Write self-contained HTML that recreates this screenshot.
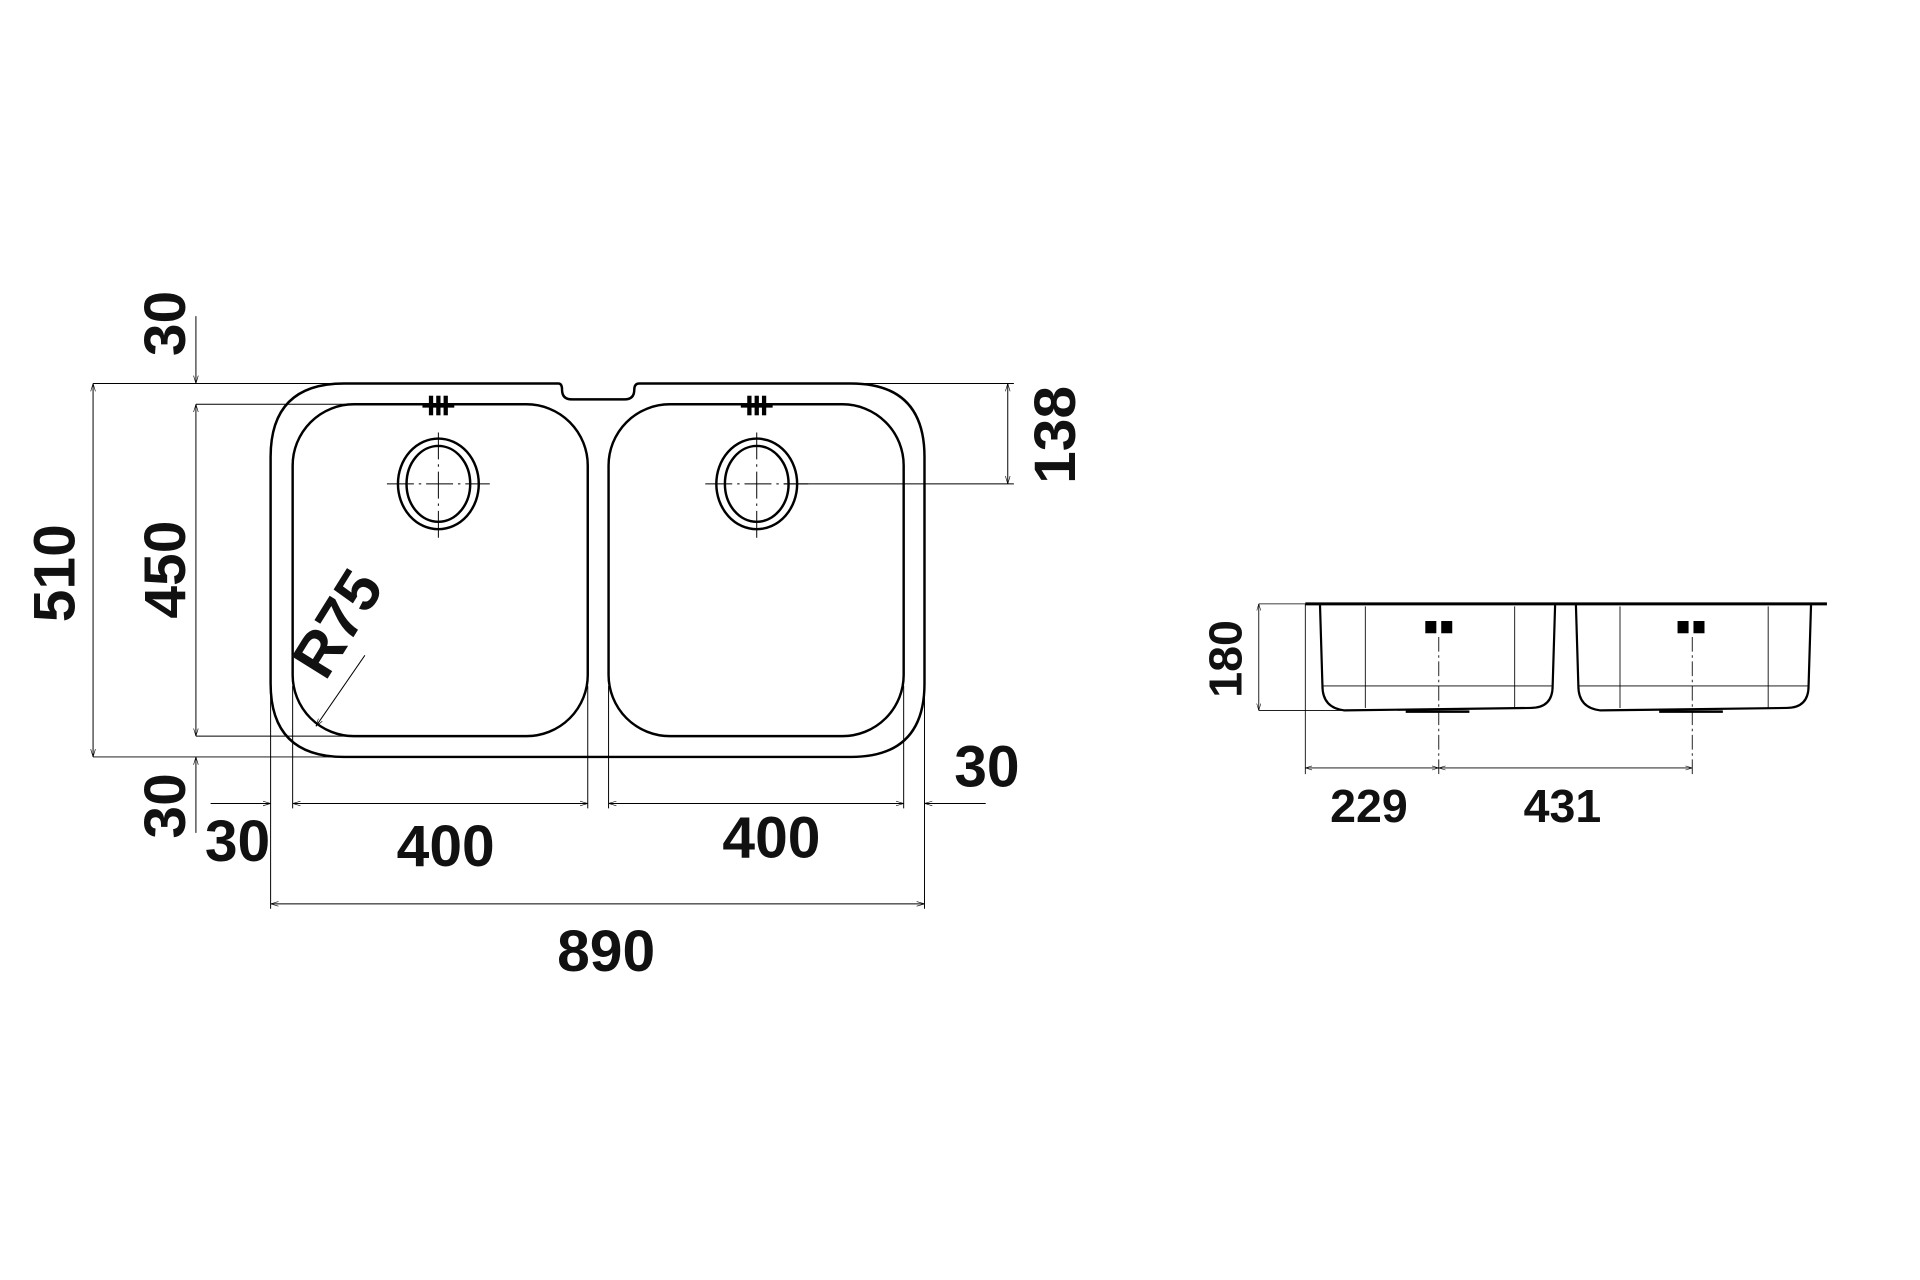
<!DOCTYPE html>
<html><head><meta charset="utf-8"><style>html,body{margin:0;padding:0;background:#fff}svg{display:block}</style></head>
<body>
<svg width="1920" height="1280" viewBox="0 0 1568 1045" xmlns="http://www.w3.org/2000/svg" font-family="Liberation Sans, sans-serif" font-weight="bold" fill="none" stroke="#000">
<defs>
<marker id="a" viewBox="0 0 10 10" refX="10" refY="5" markerWidth="8" markerHeight="8" orient="auto-start-reverse"><path d="M0,2 L10,5 L0,8" stroke="#000" stroke-width="0.8" fill="none"/></marker>
</defs>
<path d="M281,313 L456,313 Q459,313 459,318 Q459,326 467,326 L510,326 Q518,326 518,318 Q518,313 522,313 L695,313 Q755,313 755,373 L755,558 Q755,618 695,618 L281,618 Q221,618 221,558 L221,373 Q221,313 281,313 Z" stroke-width="2"/>
<rect x="239" y="330" width="241" height="271" rx="50" ry="50" stroke-width="2"/>
<rect x="497" y="330" width="241" height="271" rx="50" ry="50" stroke-width="2"/>
<g stroke-width="3.5"><line x1="345" y1="331" x2="371" y2="331"/><line x1="352" y1="323" x2="352" y2="339"/><line x1="358" y1="323" x2="358" y2="339"/><line x1="364" y1="323" x2="364" y2="339"/>
<line x1="605" y1="331" x2="631" y2="331"/><line x1="612" y1="323" x2="612" y2="339"/><line x1="618" y1="323" x2="618" y2="339"/><line x1="624" y1="323" x2="624" y2="339"/></g>
<g stroke-width="2"><ellipse cx="358" cy="395" rx="33" ry="37"/><ellipse cx="358" cy="395" rx="26" ry="31"/><ellipse cx="618" cy="395" rx="33" ry="37"/><ellipse cx="618" cy="395" rx="26" ry="31"/></g>
<g stroke-width="0.8" stroke-dasharray="22,4,2,4"><line x1="316" y1="395" x2="400" y2="395"/><line x1="358" y1="353" x2="358" y2="441"/><line x1="576" y1="395" x2="660" y2="395"/><line x1="618" y1="353" x2="618" y2="441"/></g>
<g stroke-width="0.8">
<line x1="76" y1="313" x2="285" y2="313"/><line x1="76" y1="618" x2="285" y2="618"/>
<line x1="160" y1="330" x2="300" y2="330"/><line x1="160" y1="601" x2="290" y2="601"/>
<line x1="690" y1="313" x2="828" y2="313"/><line x1="640" y1="395" x2="828" y2="395"/>
<line x1="221" y1="560" x2="221" y2="742"/><line x1="755" y1="560" x2="755" y2="742"/>
<line x1="239" y1="560" x2="239" y2="660"/><line x1="480" y1="560" x2="480" y2="660"/>
<line x1="497" y1="560" x2="497" y2="660"/><line x1="738" y1="560" x2="738" y2="660"/>
<line x1="160" y1="258" x2="160" y2="313" marker-end="url(#a)"/>
<line x1="160" y1="680" x2="160" y2="618" marker-end="url(#a)"/>
<line x1="76" y1="313" x2="76" y2="618" marker-start="url(#a)" marker-end="url(#a)"/>
<line x1="160" y1="330" x2="160" y2="601" marker-start="url(#a)" marker-end="url(#a)"/>
<line x1="823" y1="313" x2="823" y2="395" marker-start="url(#a)" marker-end="url(#a)"/>
<line x1="239" y1="656" x2="480" y2="656" marker-start="url(#a)" marker-end="url(#a)"/>
<line x1="497" y1="656" x2="738" y2="656" marker-start="url(#a)" marker-end="url(#a)"/>
<line x1="172" y1="656" x2="221" y2="656" marker-end="url(#a)"/>
<line x1="805" y1="656" x2="755" y2="656" marker-end="url(#a)"/>
<line x1="221" y1="738" x2="755" y2="738" marker-start="url(#a)" marker-end="url(#a)"/>
<line x1="298" y1="535" x2="258" y2="593" marker-end="url(#a)"/>
</g>
<g fill="#111" stroke="none" font-size="48">
<text transform="translate(61,468) rotate(-90)" text-anchor="middle">510</text>
<text transform="translate(151,465) rotate(-90)" text-anchor="middle">450</text>
<text transform="translate(151,264) rotate(-90)" text-anchor="middle">30</text>
<text transform="translate(151,658) rotate(-90)" text-anchor="middle">30</text>
<text transform="translate(878,355) rotate(-90)" text-anchor="middle">138</text>
<text x="194" y="703" text-anchor="middle">30</text>
<text x="364" y="707" text-anchor="middle">400</text>
<text x="630" y="700" text-anchor="middle">400</text>
<text x="806" y="642" text-anchor="middle">30</text>
<text x="495" y="793" text-anchor="middle">890</text>
<text transform="translate(290,518) rotate(-58)" text-anchor="middle" font-size="50">R75</text>
</g>
<line x1="1066" y1="493" x2="1492" y2="493" stroke-width="2.5"/>
<path d="M1078,494 L1080,560 Q1080,578 1098,580 L1250,578 Q1268,578 1268,560 L1270,494" stroke-width="1.8"/>
<path d="M1287,494 L1289,560 Q1289,578 1307,580 L1459,578 Q1477,578 1477,560 L1479,494" stroke-width="1.8"/>
<g stroke-width="0.7">
<line x1="1080" y1="560" x2="1268" y2="560"/><line x1="1289" y1="560" x2="1477" y2="560"/>
<line x1="1115" y1="495" x2="1115" y2="578"/><line x1="1237" y1="495" x2="1237" y2="578"/>
<line x1="1323" y1="495" x2="1323" y2="578"/><line x1="1444" y1="495" x2="1444" y2="578"/>
<line x1="1028" y1="493" x2="1080" y2="493"/><line x1="1028" y1="580" x2="1100" y2="580"/>
<line x1="1028" y1="493" x2="1028" y2="580" marker-start="url(#a)" marker-end="url(#a)"/>
<line x1="1066" y1="493" x2="1066" y2="632"/><line x1="1382" y1="520" x2="1382" y2="632" stroke-dasharray="12,3,2,3"/>
<line x1="1175" y1="520" x2="1175" y2="632" stroke-dasharray="12,3,2,3"/>
<line x1="1066" y1="627" x2="1175" y2="627" marker-start="url(#a)" marker-end="url(#a)"/>
<line x1="1175" y1="627" x2="1382" y2="627" marker-start="url(#a)" marker-end="url(#a)"/>
</g>
<g stroke-width="2"><line x1="1148" y1="581" x2="1200" y2="581"/><line x1="1355" y1="581" x2="1407" y2="581"/></g>
<g fill="#000" stroke="none">
<rect x="1164" y="507" width="9" height="10"/><rect x="1177" y="507" width="9" height="10"/>
<rect x="1370" y="507" width="9" height="10"/><rect x="1383" y="507" width="9" height="10"/>
</g>
<g fill="#111" stroke="none" font-size="38">
<text transform="translate(1014,538) rotate(-90)" text-anchor="middle">180</text>
<text x="1118" y="671" text-anchor="middle">229</text>
<text x="1276" y="671" text-anchor="middle">431</text>
</g>
</svg>
</body></html>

#####

[Task prompt] Please transcribe the material above exactly as written. Leave the pictures out.

[Answer to the problem]
Write self-contained HTML that recreates this screenshot.
<!DOCTYPE html>
<html><head><meta charset="utf-8"><style>html,body{margin:0;padding:0;background:#fff}svg{display:block}</style></head>
<body>
<svg width="1920" height="1280" viewBox="0 0 1568 1045" xmlns="http://www.w3.org/2000/svg" font-family="Liberation Sans, sans-serif" font-weight="bold" fill="none" stroke="#000">
<defs>
<marker id="a" viewBox="0 0 10 10" refX="10" refY="5" markerWidth="8" markerHeight="8" orient="auto-start-reverse"><path d="M0,2 L10,5 L0,8" stroke="#000" stroke-width="0.8" fill="none"/></marker>
</defs>
<path d="M281,313 L456,313 Q459,313 459,318 Q459,326 467,326 L510,326 Q518,326 518,318 Q518,313 522,313 L695,313 Q755,313 755,373 L755,558 Q755,618 695,618 L281,618 Q221,618 221,558 L221,373 Q221,313 281,313 Z" stroke-width="2"/>
<rect x="239" y="330" width="241" height="271" rx="50" ry="50" stroke-width="2"/>
<rect x="497" y="330" width="241" height="271" rx="50" ry="50" stroke-width="2"/>
<g stroke-width="3.5"><line x1="345" y1="331" x2="371" y2="331"/><line x1="352" y1="323" x2="352" y2="339"/><line x1="358" y1="323" x2="358" y2="339"/><line x1="364" y1="323" x2="364" y2="339"/>
<line x1="605" y1="331" x2="631" y2="331"/><line x1="612" y1="323" x2="612" y2="339"/><line x1="618" y1="323" x2="618" y2="339"/><line x1="624" y1="323" x2="624" y2="339"/></g>
<g stroke-width="2"><ellipse cx="358" cy="395" rx="33" ry="37"/><ellipse cx="358" cy="395" rx="26" ry="31"/><ellipse cx="618" cy="395" rx="33" ry="37"/><ellipse cx="618" cy="395" rx="26" ry="31"/></g>
<g stroke-width="0.8" stroke-dasharray="22,4,2,4"><line x1="316" y1="395" x2="400" y2="395"/><line x1="358" y1="353" x2="358" y2="441"/><line x1="576" y1="395" x2="660" y2="395"/><line x1="618" y1="353" x2="618" y2="441"/></g>
<g stroke-width="0.8">
<line x1="76" y1="313" x2="285" y2="313"/><line x1="76" y1="618" x2="285" y2="618"/>
<line x1="160" y1="330" x2="300" y2="330"/><line x1="160" y1="601" x2="290" y2="601"/>
<line x1="690" y1="313" x2="828" y2="313"/><line x1="640" y1="395" x2="828" y2="395"/>
<line x1="221" y1="560" x2="221" y2="742"/><line x1="755" y1="560" x2="755" y2="742"/>
<line x1="239" y1="560" x2="239" y2="660"/><line x1="480" y1="560" x2="480" y2="660"/>
<line x1="497" y1="560" x2="497" y2="660"/><line x1="738" y1="560" x2="738" y2="660"/>
<line x1="160" y1="258" x2="160" y2="313" marker-end="url(#a)"/>
<line x1="160" y1="680" x2="160" y2="618" marker-end="url(#a)"/>
<line x1="76" y1="313" x2="76" y2="618" marker-start="url(#a)" marker-end="url(#a)"/>
<line x1="160" y1="330" x2="160" y2="601" marker-start="url(#a)" marker-end="url(#a)"/>
<line x1="823" y1="313" x2="823" y2="395" marker-start="url(#a)" marker-end="url(#a)"/>
<line x1="239" y1="656" x2="480" y2="656" marker-start="url(#a)" marker-end="url(#a)"/>
<line x1="497" y1="656" x2="738" y2="656" marker-start="url(#a)" marker-end="url(#a)"/>
<line x1="172" y1="656" x2="221" y2="656" marker-end="url(#a)"/>
<line x1="805" y1="656" x2="755" y2="656" marker-end="url(#a)"/>
<line x1="221" y1="738" x2="755" y2="738" marker-start="url(#a)" marker-end="url(#a)"/>
<line x1="298" y1="535" x2="258" y2="593" marker-end="url(#a)"/>
</g>
<g fill="#111" stroke="none" font-size="48">
<text transform="translate(61,468) rotate(-90)" text-anchor="middle">510</text>
<text transform="translate(151,465) rotate(-90)" text-anchor="middle">450</text>
<text transform="translate(151,264) rotate(-90)" text-anchor="middle">30</text>
<text transform="translate(151,658) rotate(-90)" text-anchor="middle">30</text>
<text transform="translate(878,355) rotate(-90)" text-anchor="middle">138</text>
<text x="194" y="703" text-anchor="middle">30</text>
<text x="364" y="707" text-anchor="middle">400</text>
<text x="630" y="700" text-anchor="middle">400</text>
<text x="806" y="642" text-anchor="middle">30</text>
<text x="495" y="793" text-anchor="middle">890</text>
<text transform="translate(290,518) rotate(-58)" text-anchor="middle" font-size="50">R75</text>
</g>
<line x1="1066" y1="493" x2="1492" y2="493" stroke-width="2.5"/>
<path d="M1078,494 L1080,560 Q1080,578 1098,580 L1250,578 Q1268,578 1268,560 L1270,494" stroke-width="1.8"/>
<path d="M1287,494 L1289,560 Q1289,578 1307,580 L1459,578 Q1477,578 1477,560 L1479,494" stroke-width="1.8"/>
<g stroke-width="0.7">
<line x1="1080" y1="560" x2="1268" y2="560"/><line x1="1289" y1="560" x2="1477" y2="560"/>
<line x1="1115" y1="495" x2="1115" y2="578"/><line x1="1237" y1="495" x2="1237" y2="578"/>
<line x1="1323" y1="495" x2="1323" y2="578"/><line x1="1444" y1="495" x2="1444" y2="578"/>
<line x1="1028" y1="493" x2="1080" y2="493"/><line x1="1028" y1="580" x2="1100" y2="580"/>
<line x1="1028" y1="493" x2="1028" y2="580" marker-start="url(#a)" marker-end="url(#a)"/>
<line x1="1066" y1="493" x2="1066" y2="632"/><line x1="1382" y1="520" x2="1382" y2="632" stroke-dasharray="12,3,2,3"/>
<line x1="1175" y1="520" x2="1175" y2="632" stroke-dasharray="12,3,2,3"/>
<line x1="1066" y1="627" x2="1175" y2="627" marker-start="url(#a)" marker-end="url(#a)"/>
<line x1="1175" y1="627" x2="1382" y2="627" marker-start="url(#a)" marker-end="url(#a)"/>
</g>
<g stroke-width="2"><line x1="1148" y1="581" x2="1200" y2="581"/><line x1="1355" y1="581" x2="1407" y2="581"/></g>
<g fill="#000" stroke="none">
<rect x="1164" y="507" width="9" height="10"/><rect x="1177" y="507" width="9" height="10"/>
<rect x="1370" y="507" width="9" height="10"/><rect x="1383" y="507" width="9" height="10"/>
</g>
<g fill="#111" stroke="none" font-size="38">
<text transform="translate(1014,538) rotate(-90)" text-anchor="middle">180</text>
<text x="1118" y="671" text-anchor="middle">229</text>
<text x="1276" y="671" text-anchor="middle">431</text>
</g>
</svg>
</body></html>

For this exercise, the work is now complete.